Le tourisme en Chine aujourd’hui: Ne vous imaginez pas que les touristes «classiques», je veux dire ceux qui se prennent en photo devant tous les monuments et ceux qui se déplacent en grands groupes ne se retrouvent pas à Lijiang. Au contraire, ils sont nombreux, surtout dans la file d’attente du télésiège menant au Dragon de Jade, mais, après tout, le dépaysement asiatique demeure intact avec, en majorité les touristes chinois, puis les Japonais et les Coréens. Les Occidentaux restent encore en nette minorité. Une prochaine visite en Chine vous fera constater que les Chinois ont largement adopté l’économie de marché. Beaucoup possèdent un téléphone portable et les adolescents passent volontiers des messages à l’élu de leur coeur sous forme de «I chocolate you»! Les grandes cités sont entrées en plein dans la civilisation de consommation. Nous sommes loin de la révolution culturelle de Mao Zedong. La seule chose à admettre sans réserve est l’immensité de ce pays qui oblige à cinq heures d’avion entre Beijing et Lijiang et six heures entre Lijiang et Shanghai.

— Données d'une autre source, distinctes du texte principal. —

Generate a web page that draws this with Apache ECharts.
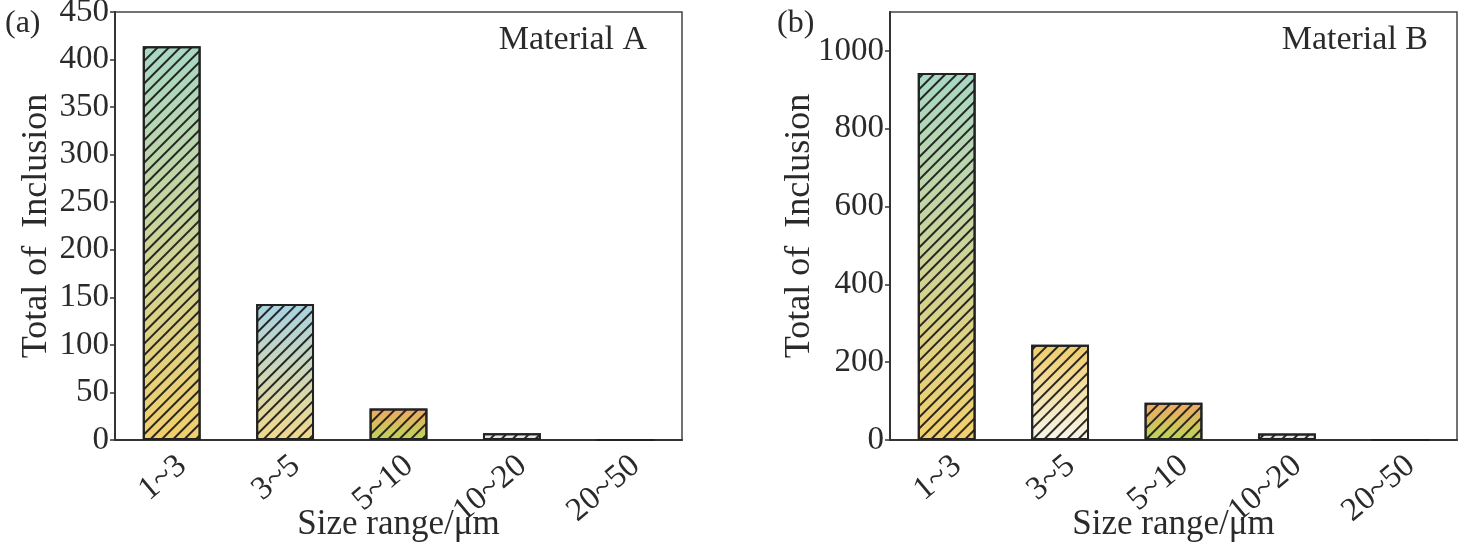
<!DOCTYPE html>
<html><head><meta charset="utf-8">
<script src="https://cdn.jsdelivr.net/npm/echarts@6/dist/echarts.min.js"></script>
<style>html,body{margin:0;padding:0;background:#fff}#c{width:1459px;height:546px}</style>
</head><body><div id="c"></div>
<script>
const categories = ['1~3', '3~5', '5~10', '10~20', '20~50'];
const valuesA = [414, 143, 33, 7, 0];
const valuesB = [943, 245, 96, 17, 0];
const yTicksA = [0, 50, 100, 150, 200, 250, 300, 350, 400, 450];
const yTicksB = [0, 200, 400, 600, 800, 1000];
const yTitle = 'Total of  Inclusion';
const xTitle = 'Size range/\u03bcm';

const gradA = [['#a8d8c4', '#f2cf6c'], ['#a8d3e3', '#f1d98c'], ['#f0a862', '#bcd65a'], ['#f0f0f0', '#dddddd'], ['#eeeeee', '#dddddd']];
const gradB = [['#a8d8c4', '#f2cf6c'], ['#f0cd6a', '#f8f5ea'], ['#f0a862', '#bcd65a'], ['#f0f0f0', '#dddddd'], ['#eeeeee', '#dddddd']];

const FONT = "'Liberation Serif', 'Times New Roman', serif";
const TXT = '#2a2a2a';
const hatch = {
  symbol: 'rect', symbolSize: 1,
  dashArrayX: [1, 0], dashArrayY: [1.6, 6],
  rotation: -Math.PI / 4,
  color: 'rgba(20,20,20,0.9)'
};

function barData(vals, grad) {
  return vals.map((v, i) => ({
    value: v,
    itemStyle: {
      color: { type: 'linear', x: 0, y: 0, x2: 0, y2: 1,
        colorStops: [{ offset: 0, color: grad[i][0] }, { offset: 1, color: grad[i][1] }] }
    }
  }));
}

function xAxisOpt(gridIndex) {
  return {
    type: 'category', gridIndex, data: categories,
    axisLine: { show: true, lineStyle: { color: '#333', width: 2 } },
    axisTick: { show: false },
    axisLabel: { rotate: 40, margin: 9, verticalAlign: 'top', fontFamily: FONT, fontSize: 33, color: TXT, interval: 0 },
    name: xTitle, nameLocation: 'middle', nameGap: 67, nameMoveOverlap: false,
    nameTextStyle: { fontFamily: FONT, fontSize: 35, color: TXT }
  };
}
function yAxisOpt(gridIndex, max, ticks, gap) {
  return {
    type: 'value', gridIndex, min: 0, max: max,
    axisLine: { show: true, lineStyle: { color: '#333', width: 2 } },
    axisTick: { show: true, inside: false, length: 5, customValues: ticks, lineStyle: { color: '#333', width: 1.5 } },
    axisLabel: { customValues: ticks, margin: 6, fontFamily: FONT, fontSize: 33, color: TXT,
      formatter: function (v) { return String(v); } },
    splitLine: { show: false },
    name: yTitle, nameLocation: 'middle', nameGap: gap, nameRotate: 90, nameMoveOverlap: false,
    nameTextStyle: { fontFamily: FONT, fontSize: 36, color: TXT }
  };
}

const chart = echarts.init(document.getElementById('c'), null, { renderer: 'canvas' });
chart.setOption({
  backgroundColor: '#fff',
  animation: false,
  title: [
    { text: '(a)', left: 0, top: 3, textStyle: { fontFamily: FONT, fontSize: 32, fontWeight: 'normal', color: TXT } },
    { text: 'Material A', right: 1459 - 652, top: 18, textStyle: { fontFamily: FONT, fontSize: 34, fontWeight: 'normal', color: TXT } },
    { text: '(b)', left: 772, top: 3, textStyle: { fontFamily: FONT, fontSize: 32, fontWeight: 'normal', color: TXT } },
    { text: 'Material B', right: 1459 - 1433, top: 18, textStyle: { fontFamily: FONT, fontSize: 34, fontWeight: 'normal', color: TXT } }
  ],
  grid: [
    { left: 115, top: 12, width: 567, height: 428, outerBoundsMode: 'none', containLabel: false, show: true, borderColor: '#444', borderWidth: 1.5, backgroundColor: 'transparent' },
    { left: 890, top: 12, width: 567, height: 428, outerBoundsMode: 'none', containLabel: false, show: true, borderColor: '#444', borderWidth: 1.5, backgroundColor: 'transparent' }
  ],
  xAxis: [xAxisOpt(0), xAxisOpt(1)],
  yAxis: [yAxisOpt(0, 450, yTicksA, 60), yAxisOpt(1, 1100, yTicksB, 72)],
  series: [
    { type: 'bar', xAxisIndex: 0, yAxisIndex: 0, barWidth: '51%', data: barData(valuesA, gradA),
      itemStyle: { borderColor: '#222', borderWidth: 2, decal: hatch } },
    { type: 'bar', xAxisIndex: 1, yAxisIndex: 1, barWidth: '51%', data: barData(valuesB, gradB),
      itemStyle: { borderColor: '#222', borderWidth: 2, decal: hatch } }
  ]
});
</script></body></html>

A Lijiang, la culture des Naxis est omniprésente et, pour qui n’en serait pas convaincu, il suffit de se réserver (assez à l’avance) une place sur les bancs du théâtre Baisha pour assister à un concert symphonique d’une musique quelque peu fossilisée, tant les musiciens, en majorité du troisième âge, semblent issus d’une tapisserie Ming et font l’effet de vieux sages. Rassurez-vous, cet orchestre d’une trentaine de musiciens est également composé de quelques jeunes, dont un choeur de jeunes femmes. Quasiment l’ensemble des instruments traditionnels chinois y sont représentés. Pour qui s’intéresse à la musique traditionnelle, le spectacle d’inspiration taôiste, combinaison des anciennes musiques Donging et Baisha, est passionnant et les consonances sont parfois étrangement similaires à celles de la musique celtique. Les commentaires du présentateur naxi sont certainement désopilants pour les personnes comprenant le chinois (à en croire les rires des spectateurs), mais moins pour les Occidentaux, vu les traductions lacunaires faites en anglais. Mais, que ne ferait-on pas pour écouter une musique traditionnelle d’une telle qualité!
A quelques pas du quartier de Dayan se trouve le parc de Yuquan qu’on appelle aussi le parc de l’étang du Dragon Noir.
C’est un havre de paix avec, comme tableau dominant, celui qu’on appelle le «pont des poissons rouges» se reflétant dans l’étang, une pagode datant des Ming et, en arrière-plan, le sommet du Yuquan appartenant à la chaîne du Dragon de Jade.